[Begin Items]
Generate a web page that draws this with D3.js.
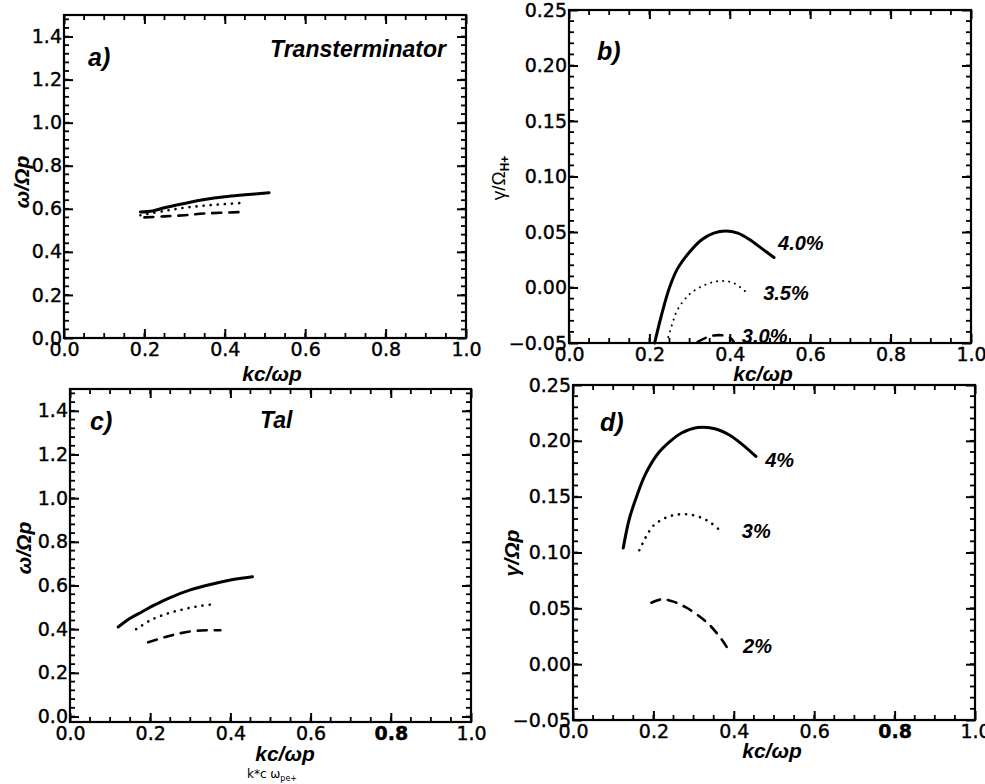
<!DOCTYPE html>
<html>
<head>
<meta charset="utf-8">
<script src="https://cdn.jsdelivr.net/npm/d3@7"></script>
<style>
  body { margin: 0; background: #fff; }
  .tick text { font-family: "DejaVu Sans", sans-serif; font-size: 19px; fill: #000; stroke: #000; stroke-width: 0.4px; }
  .ttl { font-family: "Liberation Sans", Arial, sans-serif; font-weight: bold; font-style: italic; fill: #000; }
</style>
</head>
<body>
<svg id="fig" width="985" height="784"></svg>
<script>
// tick labels
const kTicks = [0, 0.2, 0.4, 0.6, 0.8, 1.0];
const omegaTicks = [0, 0.2, 0.4, 0.6, 0.8, 1.0, 1.2, 1.4];
const gammaTicks = [-0.05, 0, 0.05, 0.10, 0.15, 0.20, 0.25];

// a) Transterminator, real frequency  [kc/wp, w/Wp]
const aSolid  = [[0.19,0.585],[0.22,0.59],[0.25,0.605],[0.30,0.625],[0.35,0.643],[0.40,0.656],[0.45,0.665],[0.51,0.675]];
const aDotted = [[0.19,0.57],[0.25,0.59],[0.30,0.605],[0.35,0.615],[0.40,0.622],[0.45,0.628]];
const aDashed = [[0.20,0.56],[0.25,0.565],[0.30,0.57],[0.35,0.578],[0.44,0.585]];

// b) Transterminator, growth rate
const bSolid  = [[0.213,-0.05],[0.23,-0.025],[0.25,0.0],[0.27,0.017],[0.30,0.032],[0.33,0.043],[0.36,0.049],[0.39,0.051],[0.42,0.049],[0.45,0.043],[0.48,0.035],[0.51,0.027]];
const bDotted = [[0.243,-0.05],[0.255,-0.035],[0.27,-0.02],[0.30,-0.006],[0.33,0.001],[0.36,0.005],[0.38,0.006],[0.41,0.004],[0.44,-0.004]];
const bDashed = [[0.32,-0.049],[0.35,-0.044],[0.38,-0.043],[0.40,-0.045],[0.41,-0.049]];

// c) Tal, real frequency
const cSolid  = [[0.12,0.41],[0.15,0.45],[0.18,0.48],[0.21,0.51],[0.25,0.545],[0.30,0.58],[0.35,0.605],[0.40,0.625],[0.455,0.64]];
const cDotted = [[0.165,0.40],[0.20,0.44],[0.24,0.47],[0.28,0.49],[0.32,0.505],[0.36,0.515]];
const cDashed = [[0.195,0.34],[0.23,0.36],[0.26,0.375],[0.30,0.39],[0.34,0.395],[0.375,0.395]];

// d) Tal, growth rate
const dSolid  = [[0.125,0.104],[0.14,0.13],[0.16,0.152],[0.18,0.17],[0.21,0.188],[0.24,0.199],[0.27,0.207],[0.31,0.212],[0.35,0.211],[0.39,0.205],[0.42,0.197],[0.455,0.186]];
const dDotted = [[0.165,0.102],[0.18,0.113],[0.20,0.124],[0.23,0.131],[0.26,0.134],[0.29,0.134],[0.32,0.131],[0.345,0.126],[0.365,0.12]];
const dDashed = [[0.195,0.055],[0.22,0.058],[0.25,0.056],[0.28,0.051],[0.31,0.044],[0.34,0.035],[0.37,0.022],[0.39,0.011]];

const bLabels = [["4.0%", 0.52, 0.034], ["3.5%", 0.483, -0.011], ["3.0%", 0.43, -0.05]];
const dLabels = [["4%", 0.478, 0.177], ["3%", 0.42, 0.113], ["2%", 0.423, 0.01]];

const styles = {
  solid:  {w: 3,   dash: null},
  dotted: {w: 2.6, dash: "0.1 7"},
  fine:   {w: 2,   dash: "0.1 6"},
  dashed: {w: 2.6, dash: "9 8"}
};

const svg = d3.select("#fig");

const panels = [
  {l: 64, r: 466, t: 15, b: 338, yDom: [0, 1.5], yTicks: omegaTicks, yMinor: 0.04, yFmt: ".1f",
   series: [[aSolid, "solid"], [aDotted, "dotted"], [aDashed, "dashed"]],
   tag: ["a)", 88, 66], xTitle: [272, 381], yTitle: [22, 182, "ω/Ωp"]},
  {l: 569, r: 971, t: 10, b: 343, yDom: [-0.05, 0.25], yTicks: gammaTicks, yMinor: 0.01, yFmt: ".2f",
   series: [[bSolid, "solid"], [bDotted, "fine"], [bDashed, "dashed"]],
   tag: ["b)", 597, 60], xTitle: [763, 381], labels: bLabels},
  {l: 70, r: 471, t: 389, b: 722, yDom: [-0.025, 1.5], yTicks: omegaTicks, yMinor: 0.04, yFmt: ".1f",
   series: [[cSolid, "solid"], [cDotted, "dotted"], [cDashed, "dashed"]],
   tag: ["c)", 90, 430], xTitle: [285, 761], yTitle: [24, 548, "ω/Ωp"], bold08: true},
  {l: 573, r: 975, t: 385, b: 720, yDom: [-0.05, 0.25], yTicks: gammaTicks, yMinor: 0.01, yFmt: ".2f",
   series: [[dSolid, "solid"], [dDotted, "dotted"], [dDashed, "dashed"]],
   tag: ["d)", 600, 431], xTitle: [772, 758], yTitle: [512, 553, "γ/Ωp"], labels: dLabels, bold08: true}
];

panels.forEach(p => {
  const x = d3.scaleLinear().domain([0, 1]).range([p.l, p.r]);
  const y = d3.scaleLinear().domain(p.yDom).range([p.b, p.t]);
  const g = svg.append("g");

  const xMinor = d3.range(0, 1.0001, 0.05);
  const yMinor = d3.range(p.yTicks[0], p.yDom[1] + 1e-6, p.yMinor);

  g.append("rect")
    .attr("x", p.l).attr("y", p.t)
    .attr("width", p.r - p.l).attr("height", p.b - p.t)
    .attr("fill", "none").attr("stroke", "#000").attr("stroke-width", 2.2);

  // minor ticks, pointing inward from all four sides
  const mg = g.append("g").attr("stroke", "#000").attr("stroke-width", 1.8);
  mg.selectAll(".mx").data(xMinor).join("line")
    .attr("x1", d => x(d)).attr("x2", d => x(d))
    .attr("y1", p.b).attr("y2", p.b - 5);
  mg.selectAll(".mxt").data(xMinor).join("line")
    .attr("x1", d => x(d)).attr("x2", d => x(d))
    .attr("y1", p.t).attr("y2", p.t + 5);
  mg.selectAll(".my").data(yMinor).join("line")
    .attr("x1", p.l).attr("x2", p.l + 5)
    .attr("y1", d => y(d)).attr("y2", d => y(d));
  mg.selectAll(".myr").data(yMinor).join("line")
    .attr("x1", p.r).attr("x2", p.r - 5)
    .attr("y1", d => y(d)).attr("y2", d => y(d));

  // major ticks, labels on bottom and left
  g.append("g").attr("transform", `translate(0,${p.b})`)
    .call(d3.axisBottom(x).tickValues(kTicks).tickSize(-9).tickSizeOuter(0).tickPadding(5).tickFormat(d3.format(".1f")))
    .call(s => s.select(".domain").remove())
    .call(s => s.selectAll("line").attr("stroke-width", 2))
    .call(s => s.selectAll("text").attr("font-weight", d => p.bold08 && d === 0.8 ? "bold" : null));
  g.append("g").attr("transform", `translate(0,${p.t})`)
    .call(d3.axisTop(x).tickValues(kTicks).tickSize(-9).tickSizeOuter(0).tickFormat(""))
    .call(s => s.select(".domain").remove())
    .selectAll("line").attr("stroke-width", 2);
  g.append("g").attr("transform", `translate(${p.l},0)`)
    .call(d3.axisLeft(y).tickValues(p.yTicks).tickSize(-9).tickSizeOuter(0).tickPadding(2).tickFormat(d3.format(p.yFmt)))
    .call(s => s.select(".domain").remove())
    .selectAll("line").attr("stroke-width", 2);
  g.append("g").attr("transform", `translate(${p.r},0)`)
    .call(d3.axisRight(y).tickValues(p.yTicks).tickSize(-9).tickSizeOuter(0).tickFormat(""))
    .call(s => s.select(".domain").remove())
    .selectAll("line").attr("stroke-width", 2);

  // curves
  const line = d3.line().x(d => x(d[0])).y(d => y(d[1])).curve(d3.curveCatmullRom);
  p.series.forEach(([data, st]) => {
    g.append("path")
      .attr("d", line(data))
      .attr("fill", "none")
      .attr("stroke", "#000")
      .attr("stroke-width", styles[st].w)
      .attr("stroke-linecap", "round")
      .attr("stroke-dasharray", styles[st].dash);
  });

  // percent labels next to curves
  (p.labels || []).forEach(([txt, lx, ly]) => {
    g.append("text").attr("class", "ttl")
      .attr("x", x(lx)).attr("y", y(ly))
      .attr("font-size", 20)
      .text(txt);
  });

  g.append("text").attr("class", "ttl")
    .attr("x", p.tag[1]).attr("y", p.tag[2])
    .attr("font-size", 25)
    .text(p.tag[0]);

  g.append("text").attr("class", "ttl")
    .attr("x", p.xTitle[0]).attr("y", p.xTitle[1])
    .attr("text-anchor", "middle")
    .attr("font-size", 21)
    .text("kc/ωp");

  if (p.yTitle) {
    g.append("text").attr("class", "ttl")
      .attr("transform", `translate(${p.yTitle[0]},${p.yTitle[1]}) rotate(-90)`)
      .attr("text-anchor", "middle")
      .attr("dy", "0.35em")
      .attr("font-size", 21)
      .text(p.yTitle[2]);
  }
});

// panel titles
svg.append("text").attr("class", "ttl")
  .attr("x", 446).attr("y", 57)
  .attr("text-anchor", "end")
  .attr("font-size", 23)
  .text("Transterminator");
svg.append("text").attr("class", "ttl")
  .attr("x", 260).attr("y", 428)
  .attr("font-size", 23)
  .text("Tal");

// b) y title with subscript
const bY = svg.append("text")
  .attr("transform", "translate(498,178) rotate(-90)")
  .attr("text-anchor", "middle")
  .attr("dy", "0.35em")
  .attr("font-family", "Liberation Sans, Arial, sans-serif")
  .attr("font-size", 19);
bY.append("tspan").text("γ/Ω");
bY.append("tspan").attr("font-size", 12).attr("dy", 4).attr("font-weight", "bold").text("H+");

// small caption under panel c
const cap = svg.append("text")
  .attr("x", 272).attr("y", 778)
  .attr("text-anchor", "middle")
  .attr("font-family", "DejaVu Sans, sans-serif")
  .attr("font-size", 12);
cap.append("tspan").text("k*c  ω");
cap.append("tspan").attr("font-size", 8).attr("dy", 3).text("pe+");
</script>
</body>
</html>
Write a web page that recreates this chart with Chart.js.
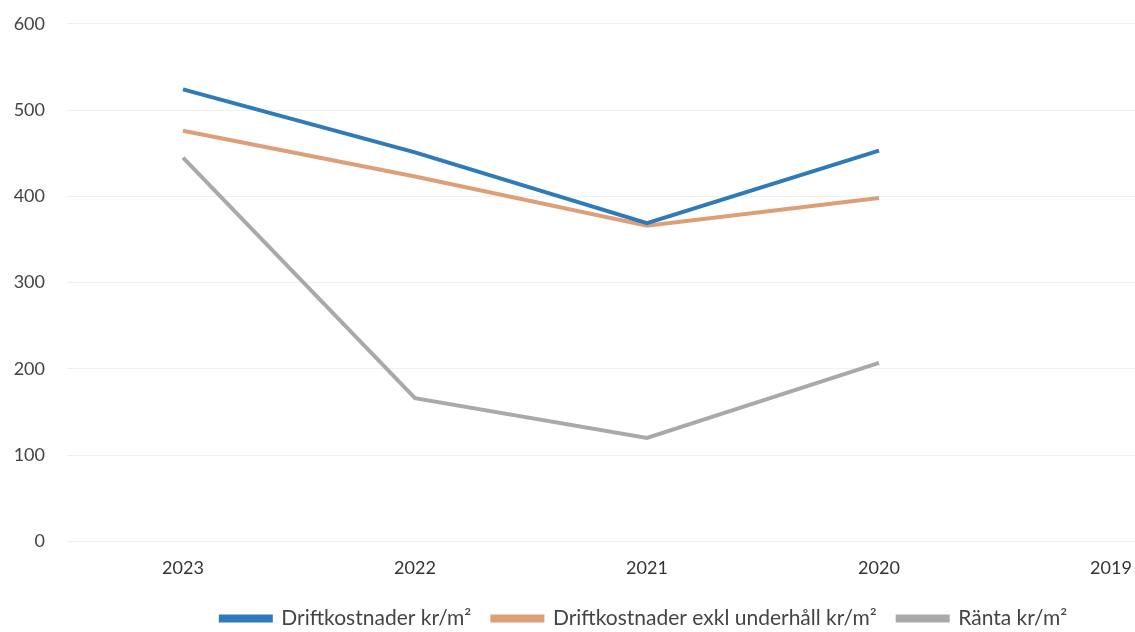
[End Items]
What the exercise asks →
In the records above, how many lines include "with"? Give that number and nothing more.

Solution for this task →
3